While commercial and industrial loan volume has increased annually during the past five years, the rate of increase has continued to decline. That trend is likely to reverse in 2018. Five specific factors are in play that will cause a more robust increase during the year.
Data Source: FRED, Economic Research – St. Louis Federal Reserve – Dec 2017
1. Business optimism
The NFIB and other sources confirm that business optimism is higher than any other point in recent decades. Perhaps even more telling than that is the fact that, as measured by the NFIB, small business outlook for expansion is also very strong coming into 2018. This is even before passage of the Tax Cut and Jobs Act.
***The average monthly Index for 2017 was 104.8.
Data Source: National Federation of Independent Businesses (NFIB) – Dec 2017: https://www.nfib.com/surveys/small-business-economic-trends/
“2017 was the most remarkable year in the 45-year history of the NFIB Optimism Index,” said NFIB President and CEO Juanita Duggan. “With a massive tax cut this year, accompanied by significant regulatory relief, we expect very strong growth, millions more jobs, and higher pay for Americans.”
2. Continued easing of credit
As reported by the Federal Reserve Bank through the Loan Officer Credit Survey, the trend toward easement of credit standards has continued through 2017 into 2018.
Source: FRB Senior Loan Officer Credit Survey – October 2017
3. Low (but rising) interest rates
While most experts anticipate two to three interest rate bumps in 2018, low rates still prevail. This is likely to feed borrower sentiment that now is the best time to seek credit, as opposed to waiting until next year, when rates will be higher.
4. Continued diversification away from CRE
While community-based financial institutions have grown CRE portfolios in recent years, their real estate plates are full. They, along with their regulators, are now seeking more diversity.
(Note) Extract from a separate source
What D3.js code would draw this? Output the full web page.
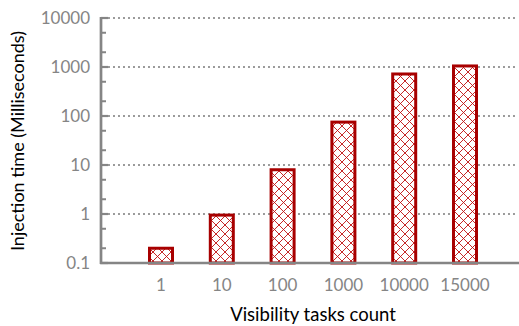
<!DOCTYPE html>
<html>
<head>
<meta charset="utf-8">
<script src="https://cdn.jsdelivr.net/npm/d3@7"></script>
<style>
  html, body { margin: 0; padding: 0; background: #fff; }
  svg { display: block; font-family: Lato, "Open Sans", sans-serif; }
</style>
</head>
<body>
<svg id="chart" width="519" height="326"></svg>
<script>
// Injection time per number of visibility tasks (log scale)
const categories = ["1", "10", "100", "1000", "10000", "15000"];
const injectionMs = [0.2, 0.95, 8, 75, 720, 1050];
const yTickValues = [0.1, 1, 10, 100, 1000, 10000];
const yTickLabels = ["0.1", "1", "10", "100", "1000", "10000"];

const svg = d3.select("#chart");

const axisGray = "#858585";
const barRed = "#a80000";

const y = d3.scaleLog().domain([0.1, 10000]).range([263, 18]);
const x = d3.scalePoint().domain(categories).range([161, 465]);

// crosshatch fill for bars
const defs = svg.append("defs");
const pat = defs.append("pattern")
  .attr("id", "hatch").attr("patternUnits", "userSpaceOnUse")
  .attr("width", 9).attr("height", 9);
pat.append("rect").attr("width", 9).attr("height", 9).attr("fill", "#fff");
pat.append("path").attr("d", "M0,0L9,9M9,0L0,9")
  .attr("stroke", "#c01010").attr("stroke-width", 0.9).attr("fill", "none");

// dotted gridlines at each decade
svg.append("g").selectAll("line").data(yTickValues.slice(1)).join("line")
  .attr("x1", 109).attr("x2", 517)
  .attr("y1", d => y(d)).attr("y2", d => y(d))
  .attr("stroke", axisGray).attr("stroke-width", 2.2)
  .attr("stroke-linecap", "round").attr("stroke-dasharray", "0,5");

// bars
const bw = 23;
svg.append("g").selectAll("rect").data(injectionMs).join("rect")
  .attr("x", (d, i) => x(categories[i]) - bw / 2)
  .attr("width", bw)
  .attr("y", d => y(d))
  .attr("height", d => y(0.1) - y(d))
  .attr("fill", "url(#hatch)")
  .attr("stroke", barRed).attr("stroke-width", 3);

// y axis: inward ticks at 1, 2, 5 of each decade
const minorTicks = [];
for (let e = -1; e < 4; e++) [2, 5].forEach(m => minorTicks.push(m * Math.pow(10, e)));
const yAxis = svg.append("g");
yAxis.selectAll("line.minor").data(minorTicks).join("line")
  .attr("class", "minor")
  .attr("x1", 101).attr("x2", 106)
  .attr("y1", d => y(d)).attr("y2", d => y(d))
  .attr("stroke", axisGray).attr("stroke-width", 2);
yAxis.selectAll("line.major").data(yTickValues).join("line")
  .attr("class", "major")
  .attr("x1", 101).attr("x2", 108)
  .attr("y1", d => y(d)).attr("y2", d => y(d))
  .attr("stroke", axisGray).attr("stroke-width", 2.2);
yAxis.append("line").attr("x1", 101).attr("x2", 101).attr("y1", 17).attr("y2", 264)
  .attr("stroke", axisGray).attr("stroke-width", 2.7);
yAxis.selectAll("text").data(yTickValues).join("text")
  .attr("x", 90).attr("y", d => y(d)).attr("dy", "0.36em")
  .attr("text-anchor", "end").attr("fill", axisGray).attr("font-size", 17)
  .text((d, i) => yTickLabels[i]);

// x axis
const xAxis = svg.append("g");
xAxis.append("line").attr("x1", 100).attr("x2", 519).attr("y1", 263).attr("y2", 263)
  .attr("stroke", axisGray).attr("stroke-width", 2.7);
xAxis.selectAll("text").data(categories).join("text")
  .attr("x", d => x(d)).attr("y", 291)
  .attr("text-anchor", "middle").attr("fill", axisGray).attr("font-size", 17)
  .text(d => d);

// axis titles
svg.append("text").attr("x", 313).attr("y", 321)
  .attr("text-anchor", "middle").attr("font-size", 18.5).attr("fill", "#000")
  .text("Visibility tasks count");
svg.append("text").attr("transform", "translate(24,141) rotate(-90)")
  .attr("text-anchor", "middle").attr("font-size", 18).attr("fill", "#000")
  .text("Injection time (Milliseconds)");
</script>
</body>
</html>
This is likely to feed the trend further and encourage more C&I interest at these institutions.
5.Tax law changes
The overall reduction of taxes through 2018, and the added deductions for equipment costs, are likely to enhance the desire to seek capital improvements through 2018. There is a general sense that pent up demand for equipment, vehicles, and other long-term assets exists within the small business sector. Feeling a bit richer after the tax law changes is likely to lead to an increased rate of expansion.
The market for commercial lending in 2018 is driven by more than just a general measure of business optimism. It is being bolstered by all the factors mentioned above. As a result, for the first time in more than 10 years, we are likely to see significant growth in this segment of lending. Time will tell, but the tea leaves are pointing in all the right directions.